Professor Barney Pityana says South Africa has a "problem of governance and government", and as a result, there is a high level of unemployment, poverty and food insecurity. 

Pityana, who is the chairperson of the National Lotteries Commission, was speaking at a national conference on the Constitution in Midrand on Wednesday.

The theme of the conference was Reflections and the Road Ahead and Pityana was part of a panel that reflected on the implementation of the Constitution.

South Africans needed to be governed fairly, but so far, the government seemed to be failing the people because of its inability or lack of capacity to govern in a manner that would uphold the Constitution, said Pityana who joined the panel virtually.

"That is why the police are not able to do their work; that is why immigration is at the level that it is with high numbers of undocumented people in the country.

"There [are] also high levels of unemployment and poverty and food insecurity, so clearly there is a crisis of governance and government. Something is just not happening." 

Pityana added: 

I think the issue of whether our Constitution is the best in the world is an academic issue. It is neither here nor there. We have a Constitution; it has value by itself, but the important thing is that we need to ensure that our government governs and not be invisible and powerless.
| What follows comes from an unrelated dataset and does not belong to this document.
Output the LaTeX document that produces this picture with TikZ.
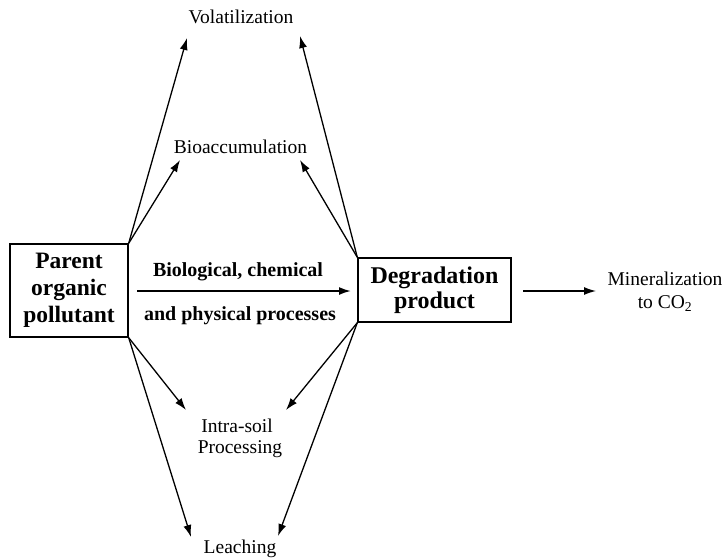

It is my sincere appeal to the government to uphold the law, to enforce the law, to bring benefit to the people [who] need them.

He also said he had an impression that the state was "invisible".

"One senses that governance in our country is weak. The police are weak, [and] are unable to enforce law and order. That rule of law is just not able to bring about obedience and faith in the system. "We have former president [Jacob Zuma] who has been in and out of the courts for nothing less than 10 years or so. For me ... it is [an] affirmation of a state that is unable to enforce the law." Pityana said the country could do better, adding:

I think right now, South Africans are in despair. They are very cynical about our Constitution. I think even members of Parliament and ministers, from reports I am reading, are very cynical; they are not really committed to the constitutionalism that we are talking about and for that reason, we have a high hill to climb.

Meanwhile, the University of Venda's chancellor, advocate Mojanku Gumbi, believes there is a "problem" with the Constitution. 

She said the country doesn’t have proper whistleblower protection because the government had failed to put that in place.

"But who is supposed to make sure that that government does it? Who oversees the government's work? It's Parliament, and they don't do it, and that is why I say there is a problem with the Constitution because it is the Constitution which created that system that says the government is accountable to Parliament but created a Parliament that is beholden to political leadership.

"It is the Constitution that created that electoral system that we have, so there is a problem with the Constitution," she said.